The Meeting Points series is an ongoing artistic project that pits styles that would not normally be expected to even be aware of each other onstage. Hand To Earth is very clearly in this genre – it would not normally strike many, I am sure, to have a Korean jazz vocalist paired up with an experimental trumpeter/electronics performer and a Yolngu song-man get together to make music. And yet, in their third collaboration, the show these talented musicians bring (accompanied by two other talented musicians) is a full experience, brought to the people of Melbourne by the Australian Art Orchestra.
Experimental music – for that is what this show was – is often an intellectual exercise as much as an aesthetic one.
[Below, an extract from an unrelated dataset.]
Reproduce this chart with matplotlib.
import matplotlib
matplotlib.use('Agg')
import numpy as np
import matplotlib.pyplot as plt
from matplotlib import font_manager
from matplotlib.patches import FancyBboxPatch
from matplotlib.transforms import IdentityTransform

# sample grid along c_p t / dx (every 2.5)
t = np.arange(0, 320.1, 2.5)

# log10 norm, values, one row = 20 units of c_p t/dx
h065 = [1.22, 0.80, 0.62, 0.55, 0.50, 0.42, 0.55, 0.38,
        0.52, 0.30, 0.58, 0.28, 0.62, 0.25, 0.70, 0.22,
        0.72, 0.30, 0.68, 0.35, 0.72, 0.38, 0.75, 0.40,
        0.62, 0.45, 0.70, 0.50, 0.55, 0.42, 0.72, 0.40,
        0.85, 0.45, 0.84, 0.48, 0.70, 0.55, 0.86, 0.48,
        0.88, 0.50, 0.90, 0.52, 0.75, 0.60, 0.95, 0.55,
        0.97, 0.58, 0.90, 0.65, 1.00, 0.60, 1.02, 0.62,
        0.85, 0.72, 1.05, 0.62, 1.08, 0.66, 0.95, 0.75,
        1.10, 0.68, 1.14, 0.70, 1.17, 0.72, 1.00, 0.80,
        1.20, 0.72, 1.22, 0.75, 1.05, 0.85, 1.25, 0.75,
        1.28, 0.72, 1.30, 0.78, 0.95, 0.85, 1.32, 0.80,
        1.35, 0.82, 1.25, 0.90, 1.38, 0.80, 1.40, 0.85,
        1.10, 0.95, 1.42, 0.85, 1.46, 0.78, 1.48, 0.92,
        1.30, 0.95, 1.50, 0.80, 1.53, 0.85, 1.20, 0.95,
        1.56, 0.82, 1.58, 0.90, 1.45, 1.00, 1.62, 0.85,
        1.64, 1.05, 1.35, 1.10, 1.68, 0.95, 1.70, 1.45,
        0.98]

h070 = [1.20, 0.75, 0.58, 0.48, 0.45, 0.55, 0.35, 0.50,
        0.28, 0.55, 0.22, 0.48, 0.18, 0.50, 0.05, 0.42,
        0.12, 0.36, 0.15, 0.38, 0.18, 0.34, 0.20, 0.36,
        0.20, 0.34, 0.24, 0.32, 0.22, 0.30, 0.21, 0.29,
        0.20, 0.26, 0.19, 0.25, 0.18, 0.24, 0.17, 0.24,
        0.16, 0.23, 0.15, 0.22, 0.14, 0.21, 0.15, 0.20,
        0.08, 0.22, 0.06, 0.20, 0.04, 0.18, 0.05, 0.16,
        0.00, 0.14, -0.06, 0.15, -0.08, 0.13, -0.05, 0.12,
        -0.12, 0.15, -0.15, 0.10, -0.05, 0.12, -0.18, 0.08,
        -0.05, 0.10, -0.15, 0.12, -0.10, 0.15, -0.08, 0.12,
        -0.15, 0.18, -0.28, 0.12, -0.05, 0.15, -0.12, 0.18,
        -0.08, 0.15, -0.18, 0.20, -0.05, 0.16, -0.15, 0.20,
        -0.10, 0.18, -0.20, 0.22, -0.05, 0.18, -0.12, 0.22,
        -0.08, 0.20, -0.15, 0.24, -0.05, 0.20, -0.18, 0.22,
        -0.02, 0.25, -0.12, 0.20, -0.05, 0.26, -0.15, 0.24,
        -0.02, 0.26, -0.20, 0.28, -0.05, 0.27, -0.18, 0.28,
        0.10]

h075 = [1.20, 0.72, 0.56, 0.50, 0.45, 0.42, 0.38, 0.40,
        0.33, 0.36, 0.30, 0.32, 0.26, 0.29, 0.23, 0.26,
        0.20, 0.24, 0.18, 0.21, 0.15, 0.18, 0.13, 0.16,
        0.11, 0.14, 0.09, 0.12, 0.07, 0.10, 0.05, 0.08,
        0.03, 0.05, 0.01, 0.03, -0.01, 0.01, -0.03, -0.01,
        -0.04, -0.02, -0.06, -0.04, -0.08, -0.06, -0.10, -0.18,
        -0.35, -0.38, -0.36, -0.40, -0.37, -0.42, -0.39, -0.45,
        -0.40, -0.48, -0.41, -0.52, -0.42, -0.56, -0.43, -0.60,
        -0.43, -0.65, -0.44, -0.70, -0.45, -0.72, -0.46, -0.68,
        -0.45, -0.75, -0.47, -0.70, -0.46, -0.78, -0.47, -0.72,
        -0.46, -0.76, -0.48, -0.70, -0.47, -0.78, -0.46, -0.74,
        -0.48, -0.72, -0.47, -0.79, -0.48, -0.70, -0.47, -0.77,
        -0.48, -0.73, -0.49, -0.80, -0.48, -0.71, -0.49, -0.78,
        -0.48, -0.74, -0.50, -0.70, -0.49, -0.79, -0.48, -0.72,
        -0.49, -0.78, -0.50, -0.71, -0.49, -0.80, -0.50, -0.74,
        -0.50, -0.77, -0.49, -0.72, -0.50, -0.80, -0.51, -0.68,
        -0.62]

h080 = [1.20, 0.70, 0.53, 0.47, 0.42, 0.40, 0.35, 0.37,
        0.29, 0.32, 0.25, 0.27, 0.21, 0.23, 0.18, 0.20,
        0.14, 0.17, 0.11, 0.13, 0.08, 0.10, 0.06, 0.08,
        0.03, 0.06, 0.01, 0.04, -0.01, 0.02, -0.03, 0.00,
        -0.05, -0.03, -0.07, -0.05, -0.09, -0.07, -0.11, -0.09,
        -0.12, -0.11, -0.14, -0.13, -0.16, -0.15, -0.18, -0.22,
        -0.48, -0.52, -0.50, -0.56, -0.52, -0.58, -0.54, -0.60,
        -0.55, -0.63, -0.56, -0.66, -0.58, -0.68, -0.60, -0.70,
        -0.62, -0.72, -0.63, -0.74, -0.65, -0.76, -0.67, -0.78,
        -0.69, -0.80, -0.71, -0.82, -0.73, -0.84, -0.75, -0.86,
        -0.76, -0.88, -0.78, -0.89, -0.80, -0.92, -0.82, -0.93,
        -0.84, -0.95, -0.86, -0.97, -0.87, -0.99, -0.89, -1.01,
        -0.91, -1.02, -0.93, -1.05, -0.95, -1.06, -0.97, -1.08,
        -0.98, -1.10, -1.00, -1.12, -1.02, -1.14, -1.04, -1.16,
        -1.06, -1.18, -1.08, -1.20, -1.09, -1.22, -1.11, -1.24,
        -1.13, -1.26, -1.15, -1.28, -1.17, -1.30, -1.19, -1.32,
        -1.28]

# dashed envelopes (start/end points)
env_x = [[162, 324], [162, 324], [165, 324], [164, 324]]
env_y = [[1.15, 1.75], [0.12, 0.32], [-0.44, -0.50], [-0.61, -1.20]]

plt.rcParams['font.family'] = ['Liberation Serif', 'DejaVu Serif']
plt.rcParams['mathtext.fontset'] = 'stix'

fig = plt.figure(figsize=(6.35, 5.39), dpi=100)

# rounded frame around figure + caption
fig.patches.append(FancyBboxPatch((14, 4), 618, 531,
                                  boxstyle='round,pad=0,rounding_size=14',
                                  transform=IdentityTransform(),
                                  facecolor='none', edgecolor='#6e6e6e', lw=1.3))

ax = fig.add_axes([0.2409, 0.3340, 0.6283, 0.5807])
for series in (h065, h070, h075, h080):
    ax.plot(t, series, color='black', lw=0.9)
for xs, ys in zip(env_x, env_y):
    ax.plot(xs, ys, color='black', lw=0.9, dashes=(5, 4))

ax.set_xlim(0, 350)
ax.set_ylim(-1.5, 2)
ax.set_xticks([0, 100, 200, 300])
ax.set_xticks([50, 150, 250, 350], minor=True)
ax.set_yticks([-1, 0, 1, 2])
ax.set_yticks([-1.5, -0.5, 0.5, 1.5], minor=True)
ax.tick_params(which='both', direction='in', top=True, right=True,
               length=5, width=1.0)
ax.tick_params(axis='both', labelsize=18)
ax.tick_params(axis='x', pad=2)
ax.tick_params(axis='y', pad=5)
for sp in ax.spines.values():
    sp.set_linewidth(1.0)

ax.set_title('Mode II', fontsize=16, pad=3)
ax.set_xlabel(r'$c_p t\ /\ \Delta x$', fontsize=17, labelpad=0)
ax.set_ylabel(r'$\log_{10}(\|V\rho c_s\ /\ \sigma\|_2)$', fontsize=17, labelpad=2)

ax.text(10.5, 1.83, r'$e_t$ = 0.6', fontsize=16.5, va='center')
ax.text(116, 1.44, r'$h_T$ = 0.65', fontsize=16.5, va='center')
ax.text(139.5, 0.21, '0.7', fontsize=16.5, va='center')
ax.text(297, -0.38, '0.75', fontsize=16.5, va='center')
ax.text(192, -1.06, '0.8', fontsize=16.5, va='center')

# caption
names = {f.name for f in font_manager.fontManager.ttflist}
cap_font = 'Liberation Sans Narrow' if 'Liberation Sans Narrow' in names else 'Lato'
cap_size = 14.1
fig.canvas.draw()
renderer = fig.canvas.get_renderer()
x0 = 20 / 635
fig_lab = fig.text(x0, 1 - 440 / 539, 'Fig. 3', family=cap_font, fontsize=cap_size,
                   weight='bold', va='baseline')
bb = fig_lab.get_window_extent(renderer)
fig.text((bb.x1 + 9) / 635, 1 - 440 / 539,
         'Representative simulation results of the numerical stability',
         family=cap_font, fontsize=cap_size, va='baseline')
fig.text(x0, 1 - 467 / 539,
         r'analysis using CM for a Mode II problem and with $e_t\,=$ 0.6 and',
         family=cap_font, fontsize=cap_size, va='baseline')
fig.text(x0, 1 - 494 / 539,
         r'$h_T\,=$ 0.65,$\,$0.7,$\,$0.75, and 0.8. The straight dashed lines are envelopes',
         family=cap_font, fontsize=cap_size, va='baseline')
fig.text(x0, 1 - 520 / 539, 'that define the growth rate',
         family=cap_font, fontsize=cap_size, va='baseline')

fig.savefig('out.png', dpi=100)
As an audience member, it is important to listen to the tiny details, from the slow, eternal drones of the bass clarinet (performed by Aviva Endean) or the yidaki (similar to a digeridoo and performed by David Wilfred) through to the high pitched and staccato shrieks of the female vocals or trumpet. Everything in this style of music serves a purpose and fills in the texture of a sound experience that conveys ideas and sensations – fire, the rain, pesky flies, or even the stars. Sitting in the show, it was easy to see why they described Sunny Kim as “[o]ne of Korea’s most sought after jazz vocalists”. She carried herself in an almost ethereal way onstage, moving like water and using her voice to add those additional emphasis points that brought out the music. The decision to have her add her powerful voice, which somehow managed to sound like water, birds, and humanity all at once, was an inspired choice. Peter Knight, artistic director of the Australian Art Orchestra and the trumpeter/electronics man, provided much texture for the show, and the work he must have put into preparations for this really showed.
But of course, it was the works of Daniel Wilfred that carried the day. Singing in the language of the Yolngu – a good decision that made the pieces simultaneously modern and ancient – he managed to have stage presence without taking up much space. And despite not everyone in the audience being able to speak his sung language, it was easy to understand the meaning. His stylistic choices in the soundscape were generally well chosen, and he obviously is a master of his craft.
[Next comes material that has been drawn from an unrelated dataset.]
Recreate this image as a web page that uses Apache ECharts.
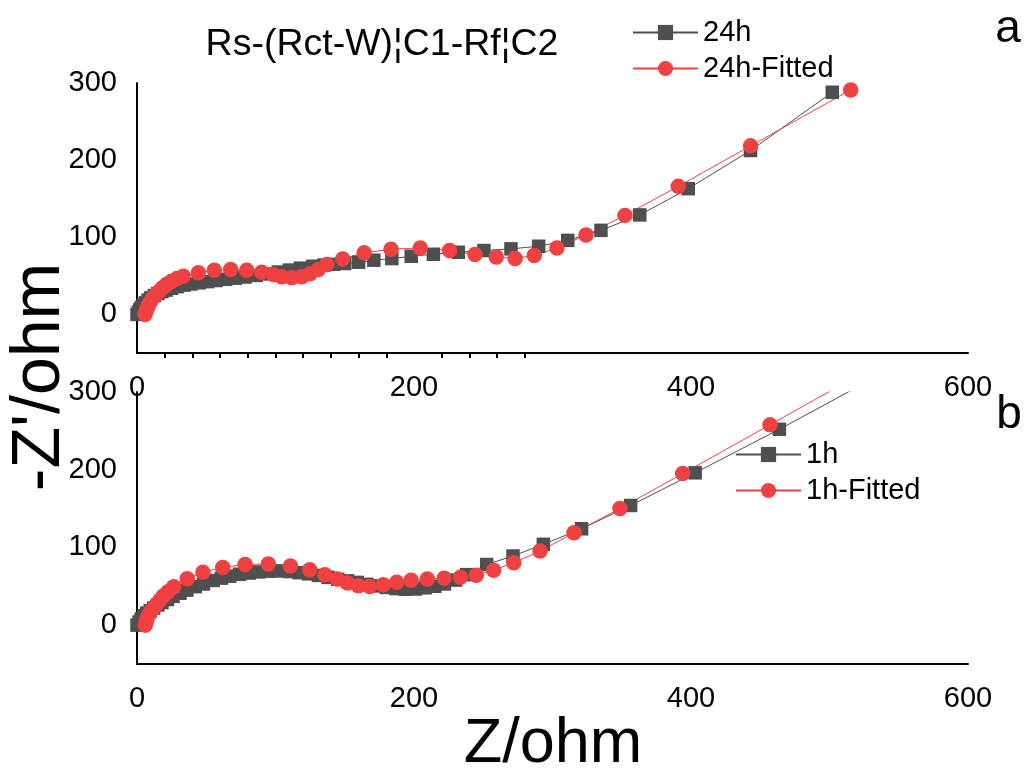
<!DOCTYPE html>
<html>
<head>
<meta charset="utf-8">
<script src="https://cdn.jsdelivr.net/npm/echarts@6/dist/echarts.min.js"></script>
<style>
html,body{margin:0;padding:0;background:#fff;}
#chart{width:1030px;height:771px;}
</style>
</head>
<body>
<div id="chart"></div>
<script>
// ---- data ----
const titleText = 'Rs-(Rct-W)\u00a6C1-Rf\u00a6C2';
const xTickLabels = [0, 200, 400, 600];
const yTickLabels = [0, 100, 200, 300];
const topMinorTicks = [20, 40, 60, 80, 100, 120, 140, 160, 180, 220, 240, 260, 280];

const h24_x = [0,1,2,3,4.5,6,8,10,12.5,15,18,21,25,29,34,39,45,51,57,64,71,78,86,94,102,110,118,127,135,142,150,160,171,184,198,214,232,250.5,270,290,311,335,363,398,443,502];
const h24_y = [0,3,6,9,12,15,18.5,21.5,24.5,27,29.5,31.5,34,36,38,39.5,41,42.5,44,45.5,47,48.5,50.5,52.5,55,57.5,60,62.5,64,65,66,67.7,70.3,72.4,75.4,78,80.6,82.8,85,88.4,96,109,129,163,212.5,288];

const h24fit_x = [5.8,6.5,7.5,8.5,9.9,11.5,13.7,16,18.5,21.5,25,29,33.4,44.3,55.8,67.6,79.2,90,98.4,104.5,111.7,118.9,124.9,130.9,137,148.5,164,183.4,204.5,225.7,244,259.4,273,286.8,303.2,324.2,352.3,390.8,443,515.3];
const h24fit_y = [0,4,8.7,13,17.2,21.5,25.9,30,34.5,39,43,46.5,49.6,53.9,57.3,58.2,57.3,54.7,51.7,48.7,47.4,48.7,52.6,58.2,64.6,72,79.8,84.5,86.2,82.8,77.8,74.5,72.6,76.5,86.2,103,128.4,166,218.5,291];

const h1_x = [0,1.5,3,5,7,9.5,12,15,18,22,26,31,36,42,48,55,61,67,74,81,88,96,103,110,117,124,131,138,145,152,159,166,173,180,187,194,201,208,215,222,230,238,252.5,271.5,293.4,321,356.4,403,463.8,530];
const h1_y = [0,4,8,12,15.5,18.5,22,26,29,33,37,41,45,49.5,53,57.5,60.5,63,65.5,67,68.5,69.5,69.7,69,67.5,66,64,61.5,59,57,55,52.5,50.5,48.5,47,46.2,46.5,48,50,53,58,65,78,89,104,124,154,196,252,316];

const h1fit_x = [6,6.5,7.2,8.2,9.3,10.6,12.2,14.2,16.5,19,22.5,26.5,36.3,47.6,61.9,78,94.8,110.8,124.7,135.7,144.5,152,159.9,168,177.8,187.5,197.9,209.6,221.8,233.5,245,257.5,272,291,315.5,348.7,394,457,525];
const h1fit_y = [0,4,8,12,16,19.5,23,27,32,37.5,43,49.5,59.8,68,74.2,78,78.8,76,71.2,64.7,59.5,54.3,50.8,49.6,52,55.2,57.7,59.4,60.5,61.6,64.1,70.7,80.3,95.3,118.8,150,195,257.7,326];

// ---- build ----
const zip = (xs, ys) => xs.map((x, i) => [x, ys[i]]);
const FONT = '"Liberation Sans", Arial, sans-serif';
const GRAY = '#4f4f4f';
const RED = '#ef4141';

function xAxis(gridIndex, ticks) {
  return {
    type: 'value', gridIndex: gridIndex, min: 0, max: 600, interval: 200,
    splitLine: { show: false },
    axisLine: { show: true, onZero: false, lineStyle: { color: '#000', width: 2 } },
    axisTick: ticks ? { show: true, customValues: ticks, length: 5, lineStyle: { color: '#000', width: 2 } } : { show: false },
    axisLabel: { margin: 20, color: '#000', fontSize: 29, fontFamily: FONT,
      formatter: v => xTickLabels.indexOf(v) >= 0 ? String(v) : '' }
  };
}
function yAxis(gridIndex) {
  return {
    type: 'value', gridIndex: gridIndex, min: -50, max: 300, interval: 50,
    splitLine: { show: false },
    axisLine: { show: true, onZero: false, lineStyle: { color: '#000', width: 2 } },
    axisTick: { show: false },
    axisLabel: { margin: 20, color: '#000', fontSize: 29, fontFamily: FONT,
      formatter: v => yTickLabels.indexOf(v) >= 0 ? String(v) : '' }
  };
}
function series(name, data, idx, sym, color, size) {
  return {
    name: name, type: 'line', xAxisIndex: idx, yAxisIndex: idx, data: data,
    symbol: sym, symbolSize: size, showSymbol: true,
    itemStyle: { color: color, opacity: 1 },
    lineStyle: { color: color, width: 1 },
    clip: true, animation: false
  };
}

const chart = echarts.init(document.getElementById('chart'), null, { renderer: 'canvas' });
chart.setOption({
  animation: false,
  backgroundColor: '#fff',
  textStyle: { fontFamily: FONT },
  grid: [
    { left: 137, top: 83, width: 831, height: 270 },
    { left: 137, top: 392, width: 831, height: 272 }
  ],
  xAxis: [xAxis(0, topMinorTicks), xAxis(1, null)],
  yAxis: [yAxis(0), yAxis(1)],
  legend: [
    { data: ['24h', '24h-Fitted'], orient: 'vertical', left: 632, top: 17, padding: 0,
      itemWidth: 65, itemHeight: 19, itemGap: 5,
      textStyle: { fontSize: 29, lineHeight: 31, color: '#000', fontFamily: FONT } },
    { data: ['1h', '1h-Fitted'], orient: 'vertical', left: 735, top: 439, padding: 0,
      itemWidth: 65, itemHeight: 19, itemGap: 5,
      textStyle: { fontSize: 29, lineHeight: 31, color: '#000', fontFamily: FONT } }
  ],
  series: [
    series('24h', zip(h24_x, h24_y), 0, 'rect', GRAY, 13.5),
    series('24h-Fitted', zip(h24fit_x, h24fit_y), 0, 'circle', RED, 15.5),
    series('1h', zip(h1_x, h1_y), 1, 'rect', GRAY, 13.5),
    series('1h-Fitted', zip(h1fit_x, h1fit_y), 1, 'circle', RED, 15.5)
  ],
  graphic: [
    { type: 'text', x: 382, y: 45, style: { text: titleText, fontSize: 37.5, fontFamily: FONT, fill: '#000', align: 'center', verticalAlign: 'middle' } },
    { type: 'text', x: 1008, y: 29, style: { text: 'a', fontSize: 46, fontFamily: FONT, fill: '#000', align: 'center', verticalAlign: 'middle' } },
    { type: 'text', x: 1009, y: 415, style: { text: 'b', fontSize: 46, fontFamily: FONT, fill: '#000', align: 'center', verticalAlign: 'middle' } },
    { type: 'text', x: 553, y: 745, style: { text: 'Z/ohm', fontSize: 63, fontFamily: FONT, fill: '#000', align: 'center', verticalAlign: 'middle' } },
    { type: 'text', x: 40, y: 377, rotation: Math.PI / 2, style: { text: "-Z'/ohm", fontSize: 68, fontFamily: FONT, fill: '#000', align: 'center', verticalAlign: 'middle' } }
  ]
});
</script>
</body>
</html>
That is not to say the show was perfect – although the sound crew were spot on for the songs themselves, every performer was softly spoken (as is to be expected from musicians in this genre), which meant that people towards the back of the space had trouble hearing. Perhaps more confidence on the performers, or better attention to sounding could have improved this aspect. The show was also very Melbourne (read: experimental and intellectual) – whilst this made it enjoyable to watch, and everyone in the room seemed transfixed (as mentioned), the reach of this style of music has its limitations. And apart from the sounds emanating from onstage, it was actually relatively dull – there was a lack of showmanship outside of the music, and the lighting was fairly minimal.
Still, despite all of this, Hand to Earth was a good show, and earned the thunderous applause it received. If the rest of this series is of this calibre, then it is a rich addition to Melbourne’s cultural life (and there is indeed another show of a similar but completely unrelated style due later this year).
May we see more mixed music like this going forward.